Begin with the line containing "Give me the Chart.js source for this chart." and end with the line containing "const points = humidity.map((h, i)". Give those lines again exactly, leaving out the images.

++++++++++++++++++++

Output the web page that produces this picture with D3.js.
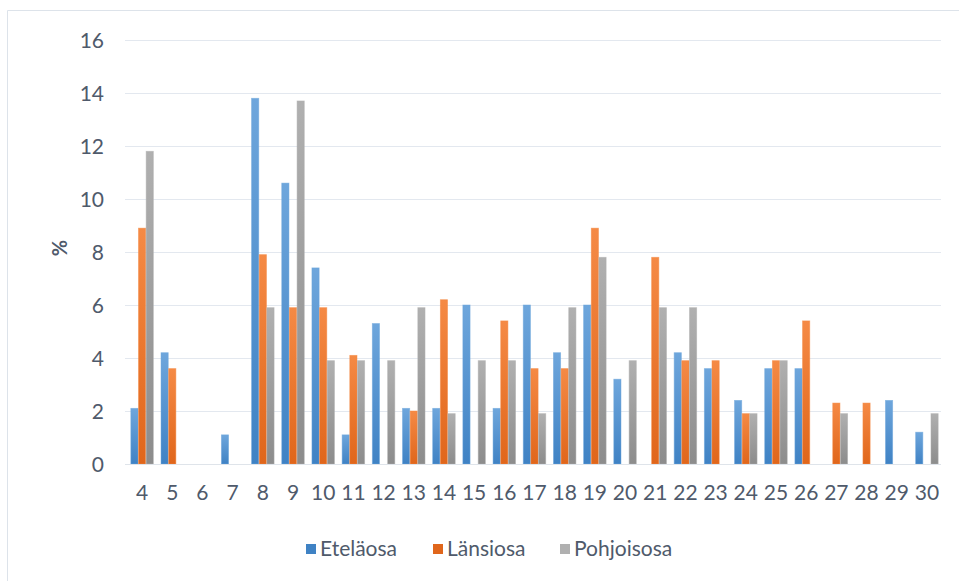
<!DOCTYPE html>
<html>
<head>
<meta charset="utf-8">
<script src="https://cdn.jsdelivr.net/npm/d3@7"></script>
<style>
  html, body { margin: 0; padding: 0; background: #fff; }
  svg { display: block; font-family: Lato, "Open Sans", "Noto Sans", sans-serif; }
</style>
</head>
<body>
<svg id="chart" width="959" height="581"></svg>
<script>
// Categories on the x axis
const categories = [4,5,6,7,8,9,10,11,12,13,14,15,16,17,18,19,20,21,22,23,24,25,26,27,28,29,30];
// Share (%) per category for each area; 0 = no bar
const etelaosa   = [2.1,4.2,0,1.1,13.8,10.6,7.4,1.1,5.3,2.1,2.1,6.0,2.1,6.0,4.2,6.0,3.2,0,4.2,3.6,2.4,3.6,3.6,0,0,2.4,1.2];
const lansiosa   = [8.9,3.6,0,0,7.9,5.9,5.9,4.1,0,2.0,6.2,0,5.4,3.6,3.6,8.9,0,7.8,3.9,3.9,1.9,3.9,5.4,2.3,2.3,0,0];
const pohjoisosa = [11.8,0,0,0,5.9,13.7,3.9,3.9,3.9,5.9,1.9,3.9,3.9,1.9,5.9,7.8,3.9,5.9,5.9,0,1.9,3.9,0,1.9,0,0,1.9];
const seriesNames = ["Eteläosa","Länsiosa","Pohjoisosa"];
const yTicks = [0,2,4,6,8,10,12,14,16];

const colors = {
  "Eteläosa":   ["#6ea6dc", "#3f82c4"],
  "Länsiosa":   ["#f58a45", "#e0661b"],
  "Pohjoisosa": ["#b0b0b0", "#8c8c8c"]
};
const seriesValues = { "Eteläosa": etelaosa, "Länsiosa": lansiosa, "Pohjoisosa": pohjoisosa };

const svg = d3.select("#chart");
const textColor = "#4f5a6b";

// Outer frame
svg.append("path")
  .attr("d", "M7.5,581 L7.5,10.5 L959,10.5")
  .attr("fill", "none").attr("stroke", "#dde3ea").attr("stroke-width", 1);

// Gradients for bar fills
const defs = svg.append("defs");
seriesNames.forEach((s, i) => {
  const g = defs.append("linearGradient").attr("id", "grad" + i)
    .attr("x1", 0).attr("y1", 0).attr("x2", 0).attr("y2", 1);
  g.append("stop").attr("offset", "0%").attr("stop-color", colors[s][0]);
  g.append("stop").attr("offset", "100%").attr("stop-color", colors[s][1]);
});

const x = d3.scaleBand().domain(categories).range([127, 942]).paddingInner(0).paddingOuter(0);
const inner = d3.scaleBand().domain(seriesNames).range([0, x.bandwidth()]).paddingInner(0.06).paddingOuter(0.5);
const y = d3.scaleLinear().domain([0, 16]).range([464, 40]);

// Horizontal gridlines
svg.append("g").selectAll("line").data(yTicks.filter(t => t > 0)).join("line")
  .attr("x1", 125).attr("x2", 941)
  .attr("y1", d => Math.round(y(d)) + 0.5).attr("y2", d => Math.round(y(d)) + 0.5)
  .attr("stroke", "#e3e8ef").attr("stroke-width", 1);

// Y axis tick labels
const yAxis = d3.axisLeft(y).tickValues(yTicks).tickSize(0).tickPadding(0);
const yg = svg.append("g").attr("transform", "translate(104,0)").call(yAxis);
yg.select(".domain").remove();
yg.selectAll("text").attr("fill", textColor).attr("font-size", 21).attr("dy", "0.35em")
  .style("font-family", "Lato, 'Open Sans', sans-serif");

// Bars
seriesNames.forEach((s, i) => {
  svg.append("g").selectAll("rect")
    .data(categories.map((c, k) => ({ c, v: seriesValues[s][k] })).filter(d => d.v > 0))
    .join("rect")
    .attr("x", d => x(d.c) + inner(s))
    .attr("width", inner.bandwidth())
    .attr("y", d => y(d.v))
    .attr("height", d => y(0) - y(d.v))
    .attr("fill", "url(#grad" + i + ")")
    .attr("stroke", colors[s][0]).attr("stroke-opacity", 0.6).attr("stroke-width", 0.8);
});

// Baseline
svg.append("line").attr("x1", 125).attr("x2", 941)
  .attr("y1", Math.round(y(0)) + 0.5).attr("y2", Math.round(y(0)) + 0.5)
  .attr("stroke", "#dfe4ea").attr("stroke-width", 1);

// X axis labels
const xAxis = d3.axisBottom(x).tickSize(0).tickPadding(0);
const xg = svg.append("g").attr("transform", "translate(0,485)").call(xAxis);
xg.select(".domain").remove();
xg.selectAll("text").attr("fill", textColor).attr("font-size", 21).attr("dy", "0.71em")
  .style("font-family", "Lato, 'Open Sans', sans-serif");

// Y axis title
svg.append("text")
  .attr("transform", "translate(67,248) rotate(-90)")
  .attr("text-anchor", "middle")
  .attr("fill", textColor).attr("font-size", 20).attr("font-weight", "bold")
  .text("%");

// Legend
const legendItems = [
  { name: "Eteläosa", x: 306 },
  { name: "Länsiosa", x: 433 },
  { name: "Pohjoisosa", x: 560 }
];
const lg = svg.append("g");
legendItems.forEach((it, i) => {
  lg.append("rect").attr("x", it.x).attr("y", 544).attr("width", 10).attr("height", 10)
    .attr("fill", colors[it.name][i === 2 ? 0 : 1]);
  lg.append("text").attr("x", it.x + 14).attr("y", 549).attr("dy", "0.35em")
    .attr("fill", textColor).attr("font-size", 21).text(it.name);
});
</script>
</body>
</html>
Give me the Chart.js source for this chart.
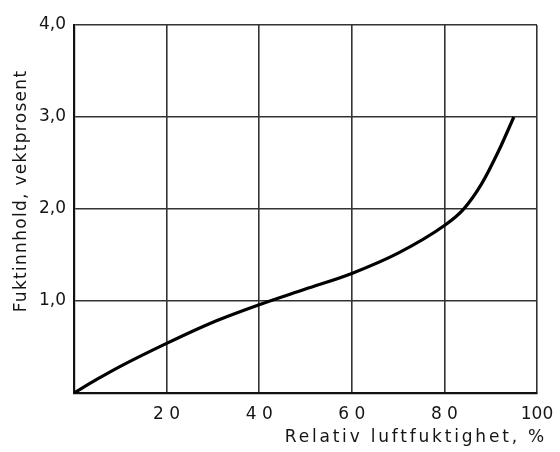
<!DOCTYPE html>
<html>
<head>
<meta charset="utf-8">
<script src="https://cdn.jsdelivr.net/npm/chart.js@4"></script>
<style>
  html, body { margin: 0; padding: 0; background: #fff; }
  #wrap { width: 560px; height: 452px; }
</style>
</head>
<body>
<div id="wrap"><canvas id="chart" width="560" height="452"></canvas></div>
<script>
// Sorption curve: moisture content vs relative humidity
const humidity = [0, 5, 10, 20, 30, 40, 50, 60, 70, 80, 84, 88, 91.7, 95];
const moisture = [0, 0.15, 0.29, 0.54, 0.77, 0.96, 1.13, 1.3, 1.52, 1.82, 1.99, 2.27, 2.63, 3.0];

const xTicks = [20, 40, 60, 80, 100];
const xTickLabels = ['2 0', '4 0', '6 0', '8 0', '100'];
const yTicks = [1, 2, 3, 4];
const yTickLabels = ['1,0', '2,0', '3,0', '4,0'];

const FONT = 'DejaVu Sans';
const TEXT = '#151515';
const points = humidity.map((h, i) => ({ x: h, y: moisture[i] }));

// wide technical lettering for the axis titles
function spacedTitle(scale, spacing, shiftX, shiftY) {
  const orig = Object.getPrototypeOf(scale).drawTitle;
  scale.drawTitle = function () {
    const ctx = this.ctx;
    ctx.save();
    ctx.letterSpacing = spacing;
    ctx.translate(shiftX, shiftY);
    orig.call(this);
    ctx.restore();
  };
}

new Chart(document.getElementById('chart'), {
  type: 'line',
  data: {
    datasets: [{
      data: points,
      borderColor: '#000',
      borderWidth: 3.2,
      pointRadius: 0,
      cubicInterpolationMode: 'monotone',
      fill: false
    }]
  },
  options: {
    responsive: false,
    animation: false,
    layout: { padding: { left: 0, right: 23, top: 25, bottom: 0 } },
    plugins: { legend: { display: false }, tooltip: { enabled: false } },
    scales: {
      x: {
        type: 'linear',
        min: 0,
        max: 100,
        afterFit: (s) => {
          s.height = 59;
          s.paddingLeft = 0;
          s.paddingRight = 0;
          spacedTitle(s, '2.8px', 10, 0);
        },
        ticks: {
          stepSize: 20,
          padding: 11,
          color: TEXT,
          font: { family: FONT, size: 17 },
          callback: (v) => {
            const i = xTicks.indexOf(v);
            return i < 0 ? '' : xTickLabels[i];
          }
        },
        grid: { color: '#333', lineWidth: 1.6, drawTicks: false },
        border: { color: '#111', width: 2.2 },
        title: {
          display: true,
          text: 'Relativ luftfuktighet, %',
          align: 'end',
          color: TEXT,
          font: { family: FONT, size: 17 },
          padding: { top: 10 }
        }
      },
      y: {
        min: 0,
        max: 4,
        afterFit: (s) => {
          s.width = 74;
          s.paddingTop = 0;
          s.paddingBottom = 0;
          spacedTitle(s, '1.3px', 0, -18);
        },
        ticks: {
          stepSize: 1,
          padding: 8,
          color: TEXT,
          font: { family: FONT, size: 17 },
          callback: (v) => {
            const i = yTicks.indexOf(v);
            return i < 0 ? '' : yTickLabels[i];
          }
        },
        grid: { color: '#333', lineWidth: 1.6, drawTicks: false },
        border: { color: '#111', width: 2.2 },
        title: {
          display: true,
          text: 'Fuktinnhold, vektprosent',
          color: TEXT,
          font: { family: FONT, size: 17 },
          padding: { top: 11 }
        }
      }
    }
  }
});
</script>
</body>
</html>
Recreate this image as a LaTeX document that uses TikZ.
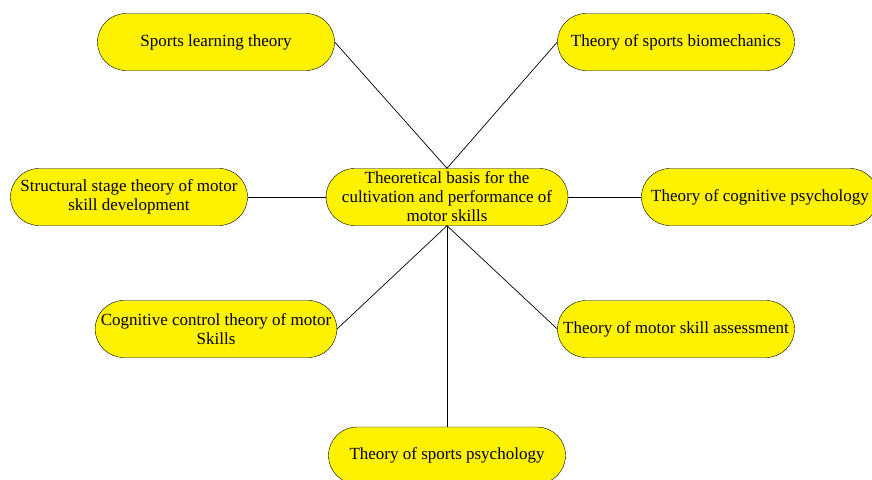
\documentclass[tikz,border=0pt]{standalone}
\usepackage{fontspec}
\setmainfont{Liberation Serif}
\usetikzlibrary{shapes.misc}
\tikzset{
  theory/.style={draw, fill=yellow, rounded rectangle, minimum width=239pt, minimum height=57pt,
    inner sep=1pt, align=center, font=\fontsize{17}{19}\selectfont},
  link/.style={draw, line width=0.7pt}
}
\begin{document}
\begin{tikzpicture}[x=1pt, y=-1pt]
\useasboundingbox (0,0) rectangle (872,479);
\clip (0,0) rectangle (872,479);
\node[theory] (basis) at (447,197) {Theoretical basis for the\\cultivation and performance of\\motor skills};
\node[theory] (learning) at (216,42) {Sports learning theory};
\node[theory] (biomech) at (676,42) {Theory of sports biomechanics};
\node[theory] (stage) at (129,197) {Structural stage theory of motor\\skill development};
\node[theory] (cogpsy) at (760,197) {Theory of cognitive psychology};
\node[theory] (control) at (216,329) {Cognitive control theory of motor\\Skills};
\node[theory] (assess) at (676,329) {Theory of motor skill assessment};
\node[theory] (sportpsy) at (447,455.5) {Theory of sports psychology};
% connectors
\draw[link] (learning.east)--(basis.north);
\draw[link] (biomech.west)--(basis.north);
\draw[link] (stage.east)--(basis.west);
\draw[link] (basis.east)--(cogpsy.west);
\draw[link] (basis.south)--(control.east);
\draw[link] (basis.south)--(assess.west);
\draw[link] (basis.south)--(sportpsy.north);
\end{tikzpicture}
\end{document}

++++++++++++++++++++

→ TASK OUTPUT
Give me the Chart.js source for this chart.
<!DOCTYPE html>
<html>
<head>
<meta charset="utf-8">
<script src="https://cdn.jsdelivr.net/npm/chart.js@4"></script>
<style>
  html, body { margin: 0; padding: 0; background: #fff; }
  #wrap { width: 560px; height: 452px; }
</style>
</head>
<body>
<div id="wrap"><canvas id="chart" width="560" height="452"></canvas></div>
<script>
// Sorption curve: moisture content vs relative humidity
const humidity = [0, 5, 10, 20, 30, 40, 50, 60, 70, 80, 84, 88, 91.7, 95];
const moisture = [0, 0.15, 0.29, 0.54, 0.77, 0.96, 1.13, 1.3, 1.52, 1.82, 1.99, 2.27, 2.63, 3.0];

const xTicks = [20, 40, 60, 80, 100];
const xTickLabels = ['2 0', '4 0', '6 0', '8 0', '100'];
const yTicks = [1, 2, 3, 4];
const yTickLabels = ['1,0', '2,0', '3,0', '4,0'];

const FONT = 'DejaVu Sans';
const TEXT = '#151515';
const points = humidity.map((h, i) => ({ x: h, y: moisture[i] }));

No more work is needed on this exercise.